# Can anyone tell me who makes my wood stove?  Attached is a picture of it.



## dorlow (Mar 7, 2011)

I just called a fireplace store and they said most stoves have a metal plate on the back that has a namebrand.  I just looked at the back and bottom, and there is no plate with a namebrand on it.

If someone does know what it is, do you know if it's possible to order replacement doors for it that has windows?


----------



## Mt Ski Bum (Mar 7, 2011)

I'm not familiar with alot of the older pre-EPa stoves...you might get better feedback in the pre-EPA section of the forums. 

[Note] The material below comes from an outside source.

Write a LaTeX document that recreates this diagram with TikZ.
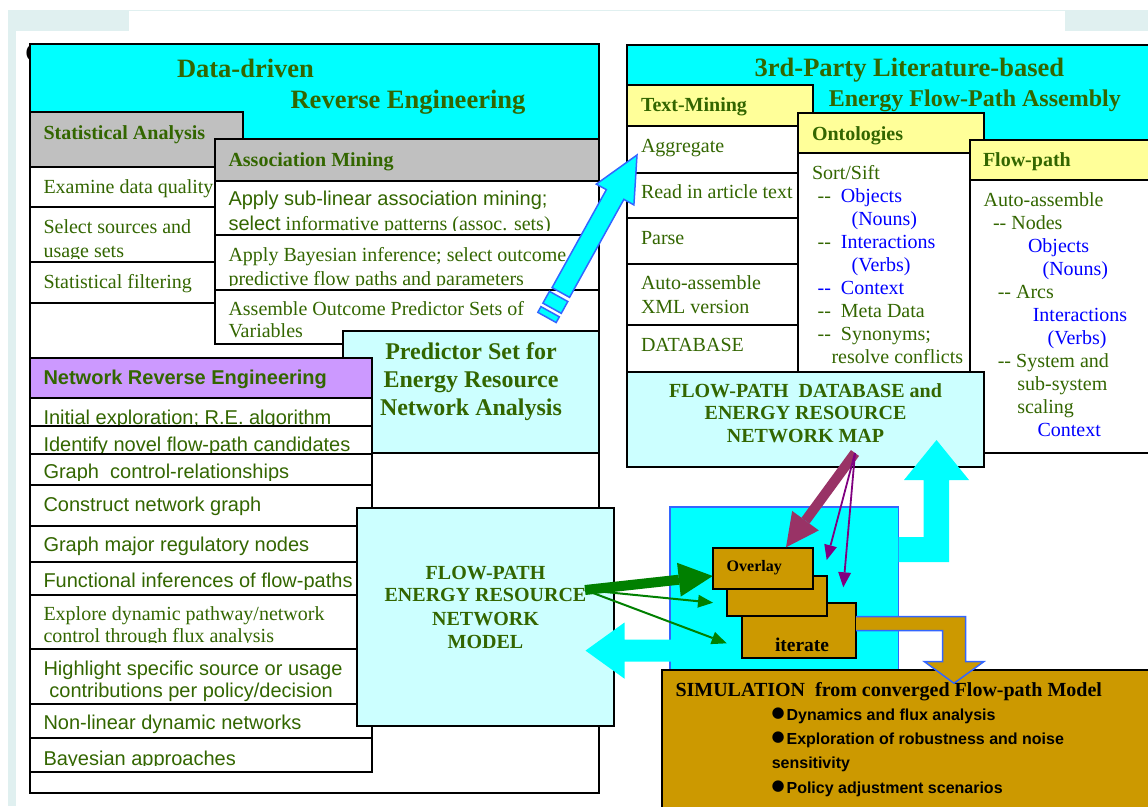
\documentclass[tikz,border=0pt]{standalone}
\usepackage{fontspec}
\setmainfont{Liberation Serif}
\setsansfont{Liberation Sans}
\newfontfamily\dejavu{DejaVu Sans}
\usetikzlibrary{arrows.meta}

\definecolor{tgreen}{HTML}{336600}
\definecolor{tblue}{HTML}{0000FF}
\definecolor{aqua}{HTML}{00FFFF}
\definecolor{paleaqua}{HTML}{CCFFFF}
\definecolor{hdrgray}{HTML}{C0C0C0}
\definecolor{lilac}{HTML}{CC99FF}
\definecolor{paleyellow}{HTML}{FFFF99}
\definecolor{ochre}{HTML}{CC9900}
\definecolor{wine}{HTML}{993366}
\definecolor{plum}{HTML}{800080}
\definecolor{leaf}{HTML}{008000}
\definecolor{edgeblue}{HTML}{3366FF}
\definecolor{pageframe}{HTML}{E0F0F0}

% \rbox[style]{name}{x1}{y1}{x2}{y2}: framed rectangle between two corners
\newcommand\rbox[6][]{%
  \node[panel,#1,minimum width={#5-#3},minimum height={#6-#4}] (#2)
    at ({(#3+#5)/2},{(#4+#6)/2}) {};}
% \cutline[style]{name}{x}{baseline}{cut}{text}: a text line whose lower part is cut off
\newcommand\cutline[6][]{%
  \begin{scope}
    \clip ({#3-20},{#4-40}) rectangle ({#3+600},#5);
    \node[tx,#1] (#2) at (#3,#4) {#6};
  \end{scope}}
% raised round bullet for the simulation list
\newcommand\simdot{{\dejavu\fontsize{15}{15}\selectfont\raisebox{3pt}{●}}\kern2pt}

\begin{document}
\begin{tikzpicture}[x=1pt, y=-1pt,
  panel/.style={rectangle, draw=black, line width=2pt, inner sep=0pt, outer sep=0pt},
  tx/.style={anchor=base west, inner sep=0pt, outer sep=0pt, text=tgreen,
             font=\fontsize{20}{24}\selectfont},
  txs/.style={tx, font=\sffamily\fontsize{20}{24}\selectfont},
  txb/.style={tx, font=\bfseries\fontsize{20}{24}\selectfont},
  txsb/.style={tx, font=\sffamily\bfseries\fontsize{20}{24}\selectfont},
  ctrline/.style={anchor=base},
  blu/.style={text=tblue},
  bigtitle/.style={tx, font=\bfseries\fontsize{26.5}{30}\selectfont},
  fatarrow/.style={line width=10pt},
  thinarrow/.style={line width=2pt, -{Triangle[length=15pt,width=13pt,line width=0pt]}},
  blockarrow/.style={line width=1.5pt, draw=edgeblue, line join=miter}]

\useasboundingbox (0,0) rectangle (1148,806);
\clip (0,0) rectangle (1148,806);

% ---------- page frame ----------
\fill[pageframe] (8,10) rectangle (129,31);
\fill[pageframe] (1065,10) rectangle (1148,31);
\fill[pageframe] (8,31) rectangle (15.5,806);
\fill[pageframe] (129,10) rectangle (1065,11.2);

% ---------- data-driven reverse engineering ----------
\node[tx, text=black, font=\sffamily\bfseries\fontsize{24}{24}\selectfont] (hid) at (25.5,61) {C};
\fill[aqua] (30,44) rectangle (599,139);
\rbox{dd}{30}{44}{599}{793}
\node[bigtitle] (ddA) at (177,77.3) {Data-driven};
\node[bigtitle] (ddB) at (290.6,108.3) {Reverse Engineering};

\rbox[fill=hdrgray]{sa}{30}{112}{243}{167}
\node[txb] (saT) at (43.5,139.5) {Statistical Analysis};
\rbox[fill=white]{sa1}{30}{167}{243}{207}
\node[tx] (sa1T) at (43.5,193.3) {Examine data quality};
\rbox[fill=white]{sa2}{30}{207}{243}{262}
\node[tx] (sa2T) at (43.5,233.3) {Select sources and};
\cutline{sa2U}{43.5}{257.3}{258}{usage sets}
\rbox[fill=white]{sa3}{30}{262}{243}{303}
\node[tx] (sa3T) at (43.5,288.3) {Statistical filtering};

\rbox[fill=hdrgray]{am}{215}{139}{599}{181}
\node[txb] (amT) at (228.5,166.5) {Association Mining};
\rbox[fill=white]{am1}{215}{181}{599}{235}
\node[txs] (am1T) at (228.5,205) {Apply sub-linear association mining;};
\cutline{am1U}{228.5}{230}{230}{{\sffamily select} informative patterns (assoc. sets)}
\rbox[fill=white]{am2}{215}{235}{599}{290}
\node[tx] (am2T) at (228.5,261) {Apply Bayesian inference; select outcome};
\cutline{am2U}{228.5}{285}{285}{predictive flow paths and parameters}
\rbox[fill=white]{am3}{215}{290}{599}{344}
\node[tx] (am3T) at (228.5,315) {Assemble Outcome Predictor Sets of};
\node[tx] (am3U) at (228.5,337.3) {Variables};

\rbox[fill=paleaqua]{ps}{343}{331}{599}{453}
\node[txb, ctrline, font=\bfseries\fontsize{24}{28}\selectfont] (psA) at (471,359.3) {Predictor Set for};
\node[txb, ctrline, font=\bfseries\fontsize{24}{28}\selectfont] (psB) at (471,387.7) {Energy Resource};
\node[txb, ctrline, font=\bfseries\fontsize{24}{28}\selectfont] (psC) at (471,415) {Network Analysis};

% ---------- network reverse engineering ----------
\rbox[fill=lilac]{nre}{30}{358}{372}{398}
\node[txsb] (nreT) at (43.5,384) {Network Reverse Engineering};
\rbox[fill=white]{nr1}{30}{398}{372}{426}
\cutline[txs]{nr1T}{43.5}{424}{424.5}{Initial exploration; R.E. algorithm}
\rbox[fill=white]{nr2}{30}{426}{372}{453.5}
\cutline[txs]{nr2T}{43.5}{451.6}{452.3}{Identify novel flow-path candidates}
\rbox[fill=white]{nr3}{30}{453.5}{372}{485}
\cutline[txs]{nr3T}{43.5}{478.3}{480}{Graph\ \ control-relationships}
\rbox[fill=white]{nr4}{30}{485}{372}{526}
\node[txs] (nr4T) at (43.5,511.6) {Construct network graph};
\rbox[fill=white]{nr5}{30}{526}{372}{562}
\node[txs] (nr5T) at (43.5,551.6) {Graph major regulatory nodes};
\rbox[fill=white]{nr6}{30}{562}{372}{595}
\cutline[txs]{nr6T}{43.5}{587.6}{589}{Functional inferences of flow-paths}
\rbox[fill=white]{nr7}{30}{595}{372}{649}
\node[tx] (nr7T) at (43.5,620) {Explore dynamic pathway/network};
\cutline{nr7U}{43.5}{642.5}{642.8}{control through flux analysis}
\rbox[fill=white]{nr8}{30}{649}{372}{703.5}
\node[txs] (nr8T) at (43.5,675) {Highlight specific source or usage};
\node[txs] (nr8U) at (49.4,697.8) {contributions per policy/decision};
\rbox[fill=white]{nr9}{30}{703.5}{372}{738}
\node[txs] (nr9T) at (43.5,729.3) {Non-linear dynamic networks};
\rbox[fill=white]{nr10}{30}{738}{372}{772}
\cutline[txs]{nr10T}{43.5}{765}{765.8}{Bayesian approaches}

\rbox[fill=paleaqua]{fpm}{357}{508}{614}{725.5}
\node[txb, ctrline] (fpmA) at (485.5,579) {FLOW-PATH};
\node[txb, ctrline] (fpmB) at (485.5,601.5) {ENERGY RESOURCE};
\node[txb, ctrline] (fpmC) at (485.5,625) {NETWORK};
\node[txb, ctrline] (fpmD) at (485.5,648.2) {MODEL};

% ---------- 3rd-party literature-based assembly ----------
\rbox[fill=aqua]{lit}{627}{45}{1175}{452.7}
\node[bigtitle] (litA) at (754.7,76.7) {3rd-Party Literature-based};
\node[tx, font=\bfseries\fontsize{24}{28}\selectfont] (litB) at (828.8,106) {Energy Flow-Path Assembly};

\rbox[fill=paleyellow]{tm}{627}{85}{813}{126}
\node[txb] (tmT) at (641,111.7) {Text-Mining};
\rbox[fill=white]{tm1}{627}{126}{798}{172.5}
\node[tx] (tm1T) at (641,152.5) {Aggregate};
\rbox[fill=white]{tm2}{627}{172.5}{798}{218}
\node[tx] (tm2T) at (641,198.3) {Read in article text};
\rbox[fill=white]{tm3}{627}{218}{798}{264}
\node[tx] (tm3T) at (641,244.3) {Parse};
\rbox[fill=white]{tm4}{627}{264}{798}{325}
\node[tx] (tm4T) at (641,289.3) {Auto-assemble};
\node[tx] (tm4U) at (641,313.3) {XML version};
\rbox[fill=white]{tm5}{627}{325}{798}{372}
\node[tx] (tm5T) at (641,351) {DATABASE};

\rbox[fill=paleyellow]{on}{798}{112.7}{984}{153}
\node[txb] (onT) at (812,140) {Ontologies};
\rbox[fill=white]{onb}{798}{153}{984}{372}
\node[tx] (on1) at (812,179.3) {Sort/Sift};
\node[tx] (on2) at (817.6,202.3) {-{}-\ \ \textcolor{tblue}{Objects}};
\node[tx, blu] (on3) at (851.6,225.6) {(Nouns)};
\node[tx] (on4) at (817.6,248.6) {-{}-\ \ \textcolor{tblue}{Interactions}};
\node[tx, blu] (on5) at (851.6,271.6) {(Verbs)};
\node[tx, blu] (on6) at (817.6,294.6) {-{}-\ \ Context};
\node[tx] (on7) at (817.6,317.6) {-{}-\ \ Meta Data};
\node[tx] (on8) at (817.6,340.6) {-{}-\ \ Synonyms;};
\node[tx] (on9) at (831.5,363.3) {resolve conflicts};

\rbox[fill=paleyellow]{fp}{969.5}{140}{1175}{180}
\node[txb] (fpT) at (983,166.7) {Flow-path};
\rbox[fill=white]{fpb}{969.5}{180}{1175}{452.7}
\node[tx] (fp1) at (983.6,206) {Auto-assemble};
\node[tx] (fp2) at (993,229) {-{}- Nodes};
\node[tx, blu] (fp3) at (1028,252) {Objects};
\node[tx, blu] (fp4) at (1042.6,275) {(Nouns)};
\node[tx] (fp5) at (997.8,298) {-{}- Arcs};
\node[tx, blu] (fp6) at (1032.8,321) {Interactions};
\node[tx, blu] (fp7) at (1047.6,344) {(Verbs)};
\node[tx] (fp8) at (997.8,367) {-{}- System and};
\node[tx] (fp9) at (1017.3,390) {sub-system};
\node[tx] (fp10) at (1017.3,413) {scaling};
\node[tx, blu] (fp11) at (1037.5,436.7) {Context};

\rbox[fill=paleaqua]{db}{627}{372}{984}{467}
\node[txb, ctrline] (dbA) at (805.5,397.3) {FLOW-PATH\ \ DATABASE and};
\node[txb, ctrline] (dbB) at (805.5,419.3) {ENERGY RESOURCE};
\node[txb, ctrline] (dbC) at (805.5,442.6) {NETWORK MAP};

% ---------- iteration and simulation ----------
\rbox[fill=aqua, draw=edgeblue, line width=1.5pt]{iter}{670}{507}{898.5}{670}
\rbox[fill=ochre]{sim}{662}{670}{1175}{830}

\rbox[fill=ochre]{it3}{741.7}{602.7}{856}{657.7}
\rbox[fill=ochre]{it2}{727.3}{575.7}{827}{616.3}
\rbox[fill=ochre]{ovl}{712.7}{548}{812.7}{589}
\node[tx, text=black, font=\bfseries\fontsize{16}{19}\selectfont] (ovlT) at (726.7,571.3) {Overlay};
\cutline[text=black, font=\bfseries\fontsize{19.5}{22}\selectfont]{it3T}{775}{651}{651.5}{iterate}

% block arrows
\fill[aqua] (898.5,537) -- (923.5,537) -- (923.5,480) -- (904,480) -- (936.5,440)
  -- (969,480) -- (949,480) -- (949,562) -- (898.5,562) -- cycle;
\fill[aqua] (585.5,650.6) -- (624.5,622.5) -- (624.5,639.5) -- (671,639.5)
  -- (671,661.7) -- (624.5,661.7) -- (624.5,678.7) -- cycle;
\filldraw[blockarrow, fill=ochre] (856,616.7) -- (965.7,616.7) -- (965.7,661.7)
  -- (983.7,661.7) -- (954,683.3) -- (924.5,661.7) -- (942.5,661.7)
  -- (942.5,630.7) -- (856,630.7);

\node[tx, text=black] (simT) at (675.5,696.5) {\bfseries SIMULATION\ \ from converged Flow-path Model};
\node[tx, text=black, font=\sffamily\bfseries\fontsize{16}{19}\selectfont] (sim1) at (771.5,720.8) {\simdot Dynamics and flux analysis};
\node[tx, text=black, font=\sffamily\bfseries\fontsize{16}{19}\selectfont] (sim2) at (771.5,744.8) {\simdot Exploration of robustness and noise};
\node[tx, text=black, font=\sffamily\bfseries\fontsize{16}{19}\selectfont] (sim3) at (771.8,768.5) {sensitivity};
\node[tx, text=black, font=\sffamily\bfseries\fontsize{16}{19}\selectfont] (sim4) at (771.5,793.2) {\simdot Policy adjustment scenarios};

% model -> overlay stack
\coordinate (gsrc) at (585,590);
\coordinate (gdst1) at (712.7,576);
\coordinate (gdst2) at (713,602.7);
\coordinate (gdst3) at (726.7,643.3);
\draw[leaf, fatarrow, -{Triangle[length=34pt,width=34pt,line width=0pt]}] (gsrc) -- (gdst1);
\draw[leaf, thinarrow] (gsrc) -- (gdst2);
\draw[leaf, thinarrow] (gsrc) -- (gdst3);

% database -> overlay stack
\coordinate (psrc) at (855,453);
\coordinate (pdst1) at (786,547.3);
\coordinate (pdst2) at (826.7,560);
\coordinate (pdst3) at (843.3,587.3);
\draw[wine, fatarrow, -{Triangle[length=33pt,width=33pt,line width=0pt]}] (psrc) -- (pdst1);
\draw[plum, thinarrow, line width=1.8pt] (psrc) -- (pdst2);
\draw[plum, thinarrow, line width=1.8pt] (psrc) -- (pdst3);

% predictor sets -> text mining
\filldraw[blockarrow, fill=aqua] (552.05,287.65) -- (606.35,189.65) -- (596.3,184.1)
  -- (637,155) -- (633.9,204.9) -- (623.85,199.35) -- (569.55,297.35) -- cycle;
\filldraw[blockarrow, fill=aqua] (549.44,291.35) -- (567.8,301.53) -- (561.26,313.33)
  -- (542.9,303.15) -- cycle;
\filldraw[blockarrow, fill=aqua] (540.96,306.65) -- (559.32,316.83) -- (556.17,322.52)
  -- (537.81,312.34) -- cycle;
\end{tikzpicture}
\end{document}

Interesting design whatever it is...


----------



## jimbom (Mar 7, 2011)

Google Jotul 2.  Looks similar, but wrong number of doors.


----------



## Fsappo (Mar 8, 2011)

Looks like a Morso maybe.  But the short answer is no on the glass doors.


----------



## Morso1bo (Mar 12, 2011)

It looks like a jotul combi, but usually it is a single door that folds towards you.  Great heater, I lived in a converted barn in NH with this being the only source of heat.


----------



## VCBurner (Mar 12, 2011)

Jotul Combi looks very similar.  Could be a knock off.   Nice stone hearth though!


----------